Infrastructure Australia chair Julieanne Alroe says in a report preamble that regional infrastructure and renewable energy were among the organisation's focuses in 2021.
"Investing in new sources of energy is a priority for the nation," she writes.
"Recognising this opportunity, the priority list features new energy proposals, including expanding the role for renewable energy in the National Electricity Market, delivering enabling infrastructure for hydrogen exports, and investing in dispatchable energy sources to ensure the reliability and security of our energy networks."
The Hunter has been named as one of 13 hydrogen clusters across Australia as part of a push to support growth and industry collaboration within the emerging multibillion-dollar green-fuel industry.

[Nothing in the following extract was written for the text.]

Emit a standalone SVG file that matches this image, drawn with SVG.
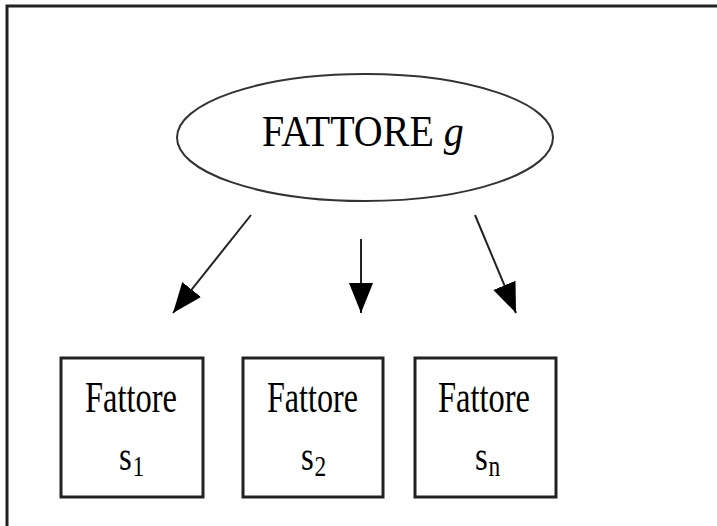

The cluster's partners include the University of Newcastle, TAFE, HunterNet, Hunter Business Chamber, Australian Industry Group and Hunter Hydrogen Taskforce.
The IA report also adds social housing pressures in NSW as a new high-priority challenge.
It says demand for social and crisis housing in NSW is growing faster than supply and maintenance cost rises are impeding Commonwealth and state investment in new housing.
"The past decade has seen a 37 per cent increase in unmet priority social housing demand and a 70 per cent increase in homelessness across NSW," it says.
"There is a lack of funding, high maintenance costs from an ageing housing stock and increasing demand.
"Without intervention, this issue is expected to worsen.
"Unmet demand for Aboriginal housing alone is expected to result in an undersupply of more than 12,500 homes by 2031."
It proposes addressing "maintenance deficiencies" for existing housing stock, renewing "life-expired" housing stock and building new dwellings.